> A lot (most? all?) primary-residence home loans in the US are non-recourse, meaning that you aren't liable for the deficit - you only lose the house.
This is wild. In Canada not only do we all take interest rate risk every 5 years maximum as we can’t lock in for longer (which seems to make our whole society less robust), we can’t refinance early if rates drop without massive penalties eliminating any incentive to do so, but all of our mortgages are full recourse.
I can’t believe how much worse this seems, on a societal level, than the US.
A couple of other good points vs Canada: most fixed-rate US mortgages don’t have a prepayment penalty, and many offer the option to “recast”, which means you can make a lump-sum payment and reamortize your loan while keeping the rate and end date the same. This has the effect of lowering your monthly payment and is often used as an alternative to refinancing if you’re buying and selling a home in sequence.
In Canada, it's actually worse than stated. You do have a prepayment penalty as long as current interest rates are lower than your loan's interest rate.
Now that interest rates are higher than they were a couple of years ago, TD Canada Trust waived all my prepayment penalties. They were happy to let me prepay as much as I wanted.
It's incredible how one-sided the Canadian system is. Prepayment is acceptable as long as the bank benefits. Prepayment is not ok when the person taking out the loan benefits.
Thanks for this. I’d never heard of this option and once again I am shocked at how much better Americans have it than Canadians when it comes to mortgages.
I mean, manufacturing 30-year fixed rate fully pre-payable non-recourse mortgages does not happen in a free market.
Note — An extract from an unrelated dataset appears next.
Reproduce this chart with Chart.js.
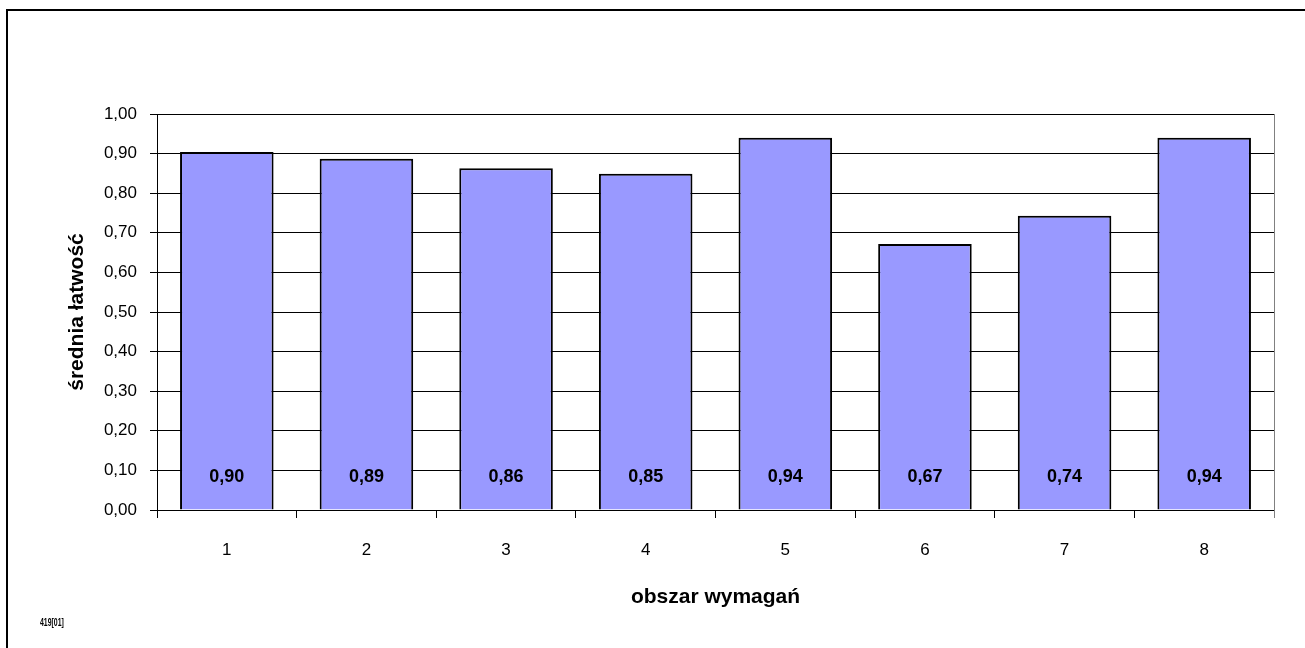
<!DOCTYPE html>
<html>
<head>
<meta charset="utf-8">
<script src="https://cdn.jsdelivr.net/npm/chart.js@4"></script>
<style>
    body { margin: 0; background: #fff; }
    #wrap { width: 1305px; height: 648px; }
</style>
</head>
<body>
<div id="wrap"><canvas id="chart1"></canvas></div>
<script>
// obszary wymagań i średnie łatwości
const categories = ["1", "2", "3", "4", "5", "6", "7", "8"];
const values = [0.904, 0.887, 0.863, 0.849, 0.940, 0.672, 0.743, 0.940];
const yTicks = [0, 0.1, 0.2, 0.3, 0.4, 0.5, 0.6, 0.7, 0.8, 0.9, 1.0];

const FONT = "'Liberation Sans', Arial, sans-serif";

const fmt = v => v.toFixed(2).replace(".", ",");

// ramka, prawa krawędź obszaru wykresu, etykiety słupków, sygnatura
const extras = {
    id: "extras",
    afterDraw(chart) {
        const c = chart.ctx;
        const area = chart.chartArea;
        c.save();
        c.strokeStyle = "#000";
        c.lineWidth = 2;
        c.strokeRect(7, 10, 1320, 660);

        c.strokeStyle = "#808080";
        c.lineWidth = 1;
        c.beginPath();
        c.moveTo(Math.round(area.right) + 0.5, area.top);
        c.lineTo(Math.round(area.right) + 0.5, area.bottom + 8);
        c.stroke();

        const y = chart.scales.y;
        c.fillStyle = "#000";
        c.font = "bold 18px " + FONT;
        c.textAlign = "center";
        c.textBaseline = "middle";
        chart.getDatasetMeta(0).data.forEach((bar, i) => {
            c.fillText(fmt(values[i]), bar.x, y.getPixelForValue(0) - 33);
        });

        // mały, zwężony podpis w lewym dolnym rogu
        c.font = "bold 11px " + FONT;
        c.textAlign = "left";
        c.translate(40, 623);
        c.scale(0.63, 1);
        c.fillText("419[01]", 0, 0);
        c.restore();
    }
};

new Chart(document.getElementById("chart1"), {
    type: "bar",
    data: {
        labels: categories,
        datasets: [
            {
                data: values,
                backgroundColor: "#9999FF",
                borderColor: "#000",
                borderWidth: 2,
                barPercentage: 0.67,
                categoryPercentage: 1
            }
        ]
    },
    options: {
        responsive: true,
        maintainAspectRatio: false,
        animation: false,
        layout: {
            padding: { left: 58, top: 114, right: 31, bottom: 38 }
        },
        plugins: {
            legend: { display: false },
            tooltip: { enabled: false }
        },
        scales: {
            x: {
                afterFit(scale) { scale.height = 100; },
                grid: {
                    offset: true,
                    drawOnChartArea: false,
                    drawTicks: true,
                    tickLength: 8,
                    color: "#000"
                },
                border: { color: "#000", width: 1 },
                ticks: {
                    color: "#000",
                    padding: 22,
                    font: { family: FONT, size: 17 }
                },
                title: {
                    display: true,
                    text: "obszar wymagań",
                    color: "#000",
                    padding: { top: 0, bottom: 0 },
                    font: { family: FONT, size: 21, weight: "bold" }
                }
            },
            y: {
                min: 0,
                max: 1,
                afterFit(scale) { scale.width = 99; },
                afterBuildTicks(scale) {
                    scale.ticks = yTicks.map(v => ({ value: v }));
                },
                grid: {
                    color: "#000",
                    lineWidth: 1,
                    drawTicks: true,
                    tickLength: 7
                },
                border: { color: "#000", width: 1 },
                ticks: {
                    color: "#000",
                    padding: 13,
                    font: { family: FONT, size: 17 },
                    callback: v => fmt(v)
                },
                title: {
                    display: true,
                    text: "średnia łatwość",
                    color: "#000",
                    padding: { top: 7, bottom: 0 },
                    font: { family: FONT, size: 21, weight: "bold" }
                }
            }
        }
    },
    plugins: [extras]
});
</script>
</body>
</html>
It takes a lot of government subsidies to make that happen—in particular the government assumes the credit risk on something like 85% of US mortgages. The United States government is very into the idea of spending its resources to subsidize homeownership. Canada has made different policy decisions, like single-payer healthcare. If the societal choice was between universal healthcare and extremely borrower-friendly mortgages (and I don’t think that it really works that way, at least not in such stark terms) I’m not sure I’d pick the mortgages.
It can happen. There is risk, but the reward is very high and so it is worth it.
However the government often will not allow you to get the full reward and so while the numbers work out for everhone in a free market it doesn't happen. adjustable rate mortgages in the us are lower interest rate. Often in the us they are a better deal - we are just looking at one case where everyone in a fixed rate two years ago is better off than those with adjustable rates.
You should ask your parliament to create the equivalent of Fannie Mae and Freddie Mac in your country. Gov't backed and buys loans from retail/commercial banks under strict guidelines. This helps to create a huge fixed rate mortgage market in the United States. I agree: Fixed rate mortgages are terrific for increasing home ownership. Plus, it moves the interest rate risk from retail people (less sophisticated) to institutions (banks, etc.) (more sophisticated).
In Canada? Who was your lender? I did an exhaustive (I thought!) search when I last got a mortgage and could not find a fixed rate option that did not have a large prepayment penalty.
This is wild. In Canada not only do we all take interest rate risk every 5 years maximum as we can’t lock in for longer (which seems to make our whole society less robust), we can’t refinance early if rates drop without massive penalties eliminating any incentive to do so, but all of our mortgages are full recourse.
I can’t believe how much worse this seems, on a societal level, than the US.